L'Australia al voto per il referendum sugli aborigeni
Aperti i seggi elettorali per lo storico referendum sui diritti e il riconoscimento dei cittadini indigeni, al termine di una campagna elettorale che ha messo in luce profonde spaccature tra la maggioranza bianca del Paese e i discendenti dei suoi primi abitanti.
Canberra (AsiaNews/Agenzie) - Urne aperte in Australia per lo storico referendum volto a modificare la Costituzione, che risale al 1901; l’obiettivo della consultazione è ottenere il primo riconoscimento formale degli aborigeni. In quasi 18 milioni sono chiamati a votare "sì" - per il riconoscimento dei popoli indigeni nella costituzione e la creazione di un organo consultivo, la cosiddetta “Voce" (The Voice), per valutare le leggi che riguardano quelle comunità - o “no”, per negar loro questa possibilità. Il voto è obbligatorio, pena una multa di 20 dollari australiani (12,10 euro).
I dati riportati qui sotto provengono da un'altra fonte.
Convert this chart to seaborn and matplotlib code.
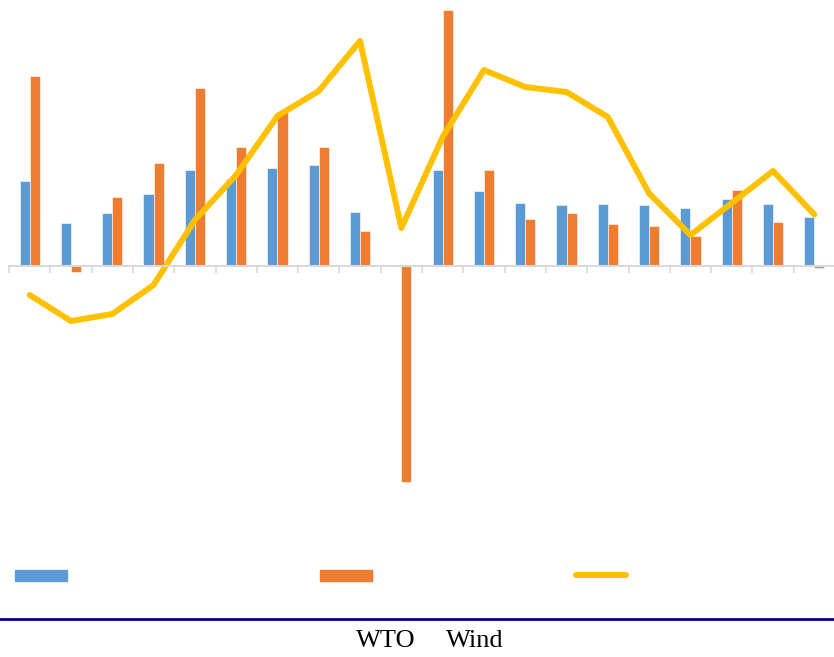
import numpy as np
import pandas as pd
import matplotlib
matplotlib.use("Agg")
import matplotlib.pyplot as plt
from matplotlib.patches import Rectangle
from matplotlib.lines import Line2D
import seaborn as sns

# data (units are arbitrary, baseline = 0)
categories = [str(i) for i in range(1, 21)]
blue_vals = [85, 43.5, 53.5, 72, 96.5, 87, 98.5, 101, 54, 0,
             96, 75, 63, 61, 62.5, 61, 58, 67.5, 62, 49]
orange_vals = [190, -6, 69, 103, 178, 119, 154.5, 119, 35, -215.5,
               256.5, 96, 47.5, 53, 42, 40.5, 30, 76, 44, -2]
line_vals = [-29, -55, -48, -19, 46, 91, 150, 175, 225, 38,
             129, 196, 179, 174, 149, 72.5, 31, 63, 95, 51.5]

blue = "#5B9BD5"
orange = "#ED7D31"
yellow = "#FFC000"

df = pd.DataFrame({
    "cat": categories * 2,
    "value": blue_vals + orange_vals,
    "series": ["a"] * 20 + ["b"] * 20,
})

sns.set_style("white")
fig = plt.figure(figsize=(8.34, 6.57), dpi=100)
W, H = 834, 657
# axes placed in pixel terms: x 9..835, y 5..530 (from top)
ax = fig.add_axes([9 / W, 1 - 530 / H, 826 / W, 525 / H])

sns.barplot(data=df, x="cat", y="value", hue="series", order=categories,
            palette=[blue, orange], saturation=1, width=0.49, gap=0,
            legend=False, edgecolor="white", linewidth=0.4, ax=ax)
sns.lineplot(x=np.arange(20), y=line_vals, color=yellow, linewidth=4.3,
             ax=ax, solid_capstyle="round", solid_joinstyle="round")

ax.set_xlim(-0.5, 19.5)
ax.set_ylim(-264, 261)
for s in ["top", "left", "right"]:
    ax.spines[s].set_visible(False)
ax.spines["bottom"].set_position(("data", 0))
ax.spines["bottom"].set_color("#d9d9d9")
ax.spines["bottom"].set_linewidth(1.5)
ax.set_xticks(np.arange(-0.5, 19.5, 1))
ax.tick_params(axis="x", bottom=True, direction="out", length=5, width=1.2,
               color="#d9d9d9", labelbottom=False)
ax.set_yticks([])
ax.set_xlabel("")
ax.set_ylabel("")
ax.patch.set_alpha(0)

# legend swatches (labels are empty in the reference)
def fx(px):
    return px / W

def fy(py):
    return 1 - py / H

fig.add_artist(Rectangle((fx(15), fy(581)), 52 / W, 11 / H, color=blue,
                         transform=fig.transFigure))
fig.add_artist(Rectangle((fx(320), fy(581)), 52 / W, 11 / H, color=orange,
                         transform=fig.transFigure))
fig.add_artist(Line2D([fx(576), fx(626)], [fy(575), fy(575)], color=yellow,
                      linewidth=4.3, solid_capstyle="round",
                      transform=fig.transFigure))

# navy rule and caption
fig.add_artist(Line2D([0, 1], [fy(619), fy(619)], color="#000080",
                      linewidth=2, transform=fig.transFigure))
fig.text(fx(416), fy(641), "WTO", ha="right", va="center", color="black",
         family="Liberation Serif", fontsize=19)
fig.text(fx(446), fy(641), "Wind", ha="left", va="center", color="black",
         family="Liberation Serif", fontsize=19)

fig.savefig("out.png", dpi=100)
Una tornata consultiva che sta spaccando la nazione e ha alimentato anche campagne di disinformazione, propaganda e odio nei confronti di un gruppo che conta circa 984mila cittadini - tra aborigeni e insulari dello stretto di Torres - pari al 3,8% della popolazione australiana. Per passare, la proposta deve raccogliere il 50% dei voti nazionali e la maggioranza in almeno quattro Stati australiani su sei.
Gli ultimi sondaggi danno il 'no' in netto vantaggio, con il 60% delle intenzioni di voto, contro il 40% a favore del 'si'', invertendo totalmente la tendenza iniziale, invece favorevole al riconoscimento dei popoli autoctoni.
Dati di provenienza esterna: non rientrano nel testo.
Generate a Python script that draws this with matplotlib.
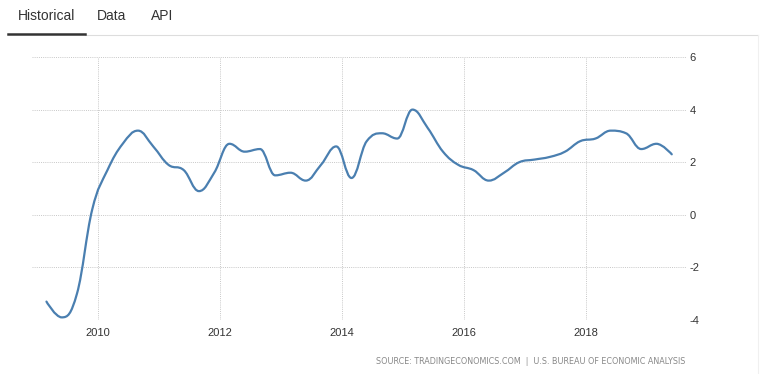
import matplotlib
matplotlib.use("Agg")
import matplotlib.pyplot as plt
from matplotlib.path import Path
from matplotlib.patches import PathPatch
from matplotlib.lines import Line2D
import numpy as np

# ---- data ----
quarters = [f"{y}Q{q}" for y in range(2009, 2020) for q in range(1, 5)][:42]
gdp_growth = [-3.3, -3.9, -3.0, 0.2,
              1.7, 2.7, 3.2, 2.6,
              1.9, 1.7, 0.9, 1.6,
              2.7, 2.4, 2.5, 1.5,
              1.6, 1.3, 1.9, 2.6,
              1.4, 2.8, 3.1, 2.9,
              4.0, 3.3, 2.4, 1.9,
              1.7, 1.3, 1.6, 2.0,
              2.1, 2.2, 2.4, 2.8,
              2.9, 3.2, 3.1, 2.5,
              2.7, 2.3]
x_ticks = [2010, 2012, 2014, 2016, 2018]
y_ticks = [-4, -2, 0, 2, 4, 6]
tabs = ["Historical", "Data", "API"]
source_text = "SOURCE: TRADINGECONOMICS.COM  |  U.S. BUREAU OF ECONOMIC ANALYSIS"

def q_to_x(s):
    y, q = s.split("Q")
    return int(y) + (int(q) - 1) * 0.25 + 0.16

xs = np.array([q_to_x(s) for s in quarters])
ys = np.array(gdp_growth, dtype=float)

# Highcharts-style spline path
def spline_path(x, y, smoothing=1.5):
    n = len(x)
    denom = smoothing + 1
    lcx = x.copy(); lcy = y.copy(); rcx = x.copy(); rcy = y.copy()
    for i in range(1, n - 1):
        px, py = x[i], y[i]
        lx, ly = x[i - 1], y[i - 1]
        nx, ny = x[i + 1], y[i + 1]
        lcx_i = (smoothing * px + lx) / denom
        lcy_i = (smoothing * py + ly) / denom
        rcx_i = (smoothing * px + nx) / denom
        rcy_i = (smoothing * py + ny) / denom
        corr = 0.0
        if rcx_i != lcx_i:
            corr = (rcy_i - lcy_i) * (rcx_i - px) / (rcx_i - lcx_i) + py - rcy_i
        lcy_i += corr; rcy_i += corr
        if lcy_i > ly and lcy_i > py:
            lcy_i = max(ly, py); rcy_i = 2 * py - lcy_i
        elif lcy_i < ly and lcy_i < py:
            lcy_i = min(ly, py); rcy_i = 2 * py - lcy_i
        if rcy_i > ny and rcy_i > py:
            rcy_i = max(ny, py); lcy_i = 2 * py - rcy_i
        elif rcy_i < ny and rcy_i < py:
            rcy_i = min(ny, py); lcy_i = 2 * py - rcy_i
        lcx[i], lcy[i], rcx[i], rcy[i] = lcx_i, lcy_i, rcx_i, rcy_i
    verts = [(x[0], y[0])]
    codes = [Path.MOVETO]
    for i in range(1, n):
        verts += [(rcx[i - 1], rcy[i - 1]), (lcx[i], lcy[i]), (x[i], y[i])]
        codes += [Path.CURVE4] * 3
    return Path(verts, codes)

W, H = 770, 374
fig = plt.figure(figsize=(W / 100, H / 100), dpi=100)
fig.patch.set_facecolor("white")

ax_left, ax_right = 32, 687
ax_top, ax_bottom = 57, 320
ax = fig.add_axes([ax_left / W, 1 - ax_bottom / H, (ax_right - ax_left) / W, (ax_bottom - ax_top) / H])
ax.set_facecolor("white")
ax.set_xlim(2008.923, 2019.66)
ax.set_ylim(-4, 6)
for s in ax.spines.values():
    s.set_visible(False)

ax.set_xticks(x_ticks)
ax.set_xticklabels([str(t) for t in x_ticks])
ax.set_yticks(y_ticks)
ax.set_yticklabels([str(t) for t in y_ticks])
ax.yaxis.tick_right()
ax.tick_params(axis="both", length=0, labelsize=8, labelcolor="#333333")
ax.tick_params(axis="y", pad=2)
ax.tick_params(axis="x", pad=6)
for lab in ax.get_xticklabels() + ax.get_yticklabels():
    lab.set_fontfamily("Liberation Sans")
for lab in ax.get_yticklabels():
    lab.set_horizontalalignment("left")

ax.grid(True, color="#c8c8c8", linestyle=(0, (1, 1.2)), linewidth=0.7)
ax.set_axisbelow(True)

patch = PathPatch(spline_path(xs, ys), facecolor="none", edgecolor="#4a7fb0",
                  linewidth=1.6, capstyle="round", joinstyle="round", zorder=3)
ax.add_patch(patch)

# tabs
tab_x = [18, 97, 151]
for t, tx in zip(tabs, tab_x):
    fig.text(tx / W, 1 - 16 / H, t, fontsize=10, family="Liberation Sans",
             color="#333333", ha="left", va="center")
fig.add_artist(Line2D([85 / W, 758 / W], [1 - 34.5 / H, 1 - 34.5 / H], color="#dddddd", linewidth=0.8))
fig.add_artist(Line2D([8 / W, 85 / W], [1 - 33.5 / H, 1 - 33.5 / H], color="#333333", linewidth=1.8))
fig.add_artist(Line2D([758 / W, 758 / W], [0, 1 - 35 / H], color="#f0f0f0", linewidth=0.8))

fig.text(685 / W, 1 - 362 / H, source_text, fontsize=5.8, family="DejaVu Sans",
         color="#888888", ha="right", va="center")

fig.savefig("out.png", dpi=100, facecolor="white")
Intervenuto dal sito sacro aborigeno di Uluru, un gigantesco monolite rosso nell'Australia centrale, il premier Anthony Albanese - che ha voluto fortemente questa consultazione - ha cercato di convincere gli elettori scettici a sancire il riconoscimento delle popolazioni indigene nella Costituzione. Il capo del governo di centro-sinistra ha invitato i cittadini a mostrare "il meglio dell'Australia", sostenendo la riforma costituzionale che rafforza i diritti degli aborigeni. "Quello che voglio vedere è il meglio dell'Australia. Siamo una grande storia di successo multiculturale", ha detto Albanese all'emittente pubblica ABC, con Uluru sullo sfondo. La scorsa settimana, in un incontro con i rappresentanti delle varie confessioni religiose, il premier aveva presentato il progetto come "un momento di unita' molto commovente. Questo è il tipo di Australia che voglio vedere, un'Australia in cui siamo definiti dalla nostra unità, non dalle nostre divisioni”.
Gli aborigeni australiani - i cui antenati vivono sul continente da almeno 60mila anni - dopo più di due secoli dalla colonizzazione britannica, hanno un'aspettativa di vita inferiore di otto anni rispetto a quella degli altri australiani; sono in media più poveri, più malati o incarcerati e hanno meno accesso all’istruzione. La creazione di tale organo era già stata proposta nel 2017 da un gruppo di 250 leader aborigeni che avevano presentato un documento - ritenuto storico per molti punti di vista, ma non unanime - chiamato Uluru Statement from the Heart.
Dal canto loro gli aborigeni temono che con la vittoria del “sì” il loro riconoscimento nella Costituzione possa equivalere a una cessione delle loro terre al governo australiano. Inoltre dall’inizio i rappresentanti di alcune comunità hanno detto di non approvare la modalità referendaria, preferendo trattative dirette con il governo che portino alla firma di un accordo legalmente vincolante per Canberra. L’Australia è infatti l’unica nazione del Commonwealth britannico a non aver mai firmato un trattato con i propri popoli indigeni. Lidia Thorpe ex portavoce dei Verdi, ha lasciato il partito - che si è detto a favore del “sì” - perché chiedeva che prima venisse negoziato un trattato.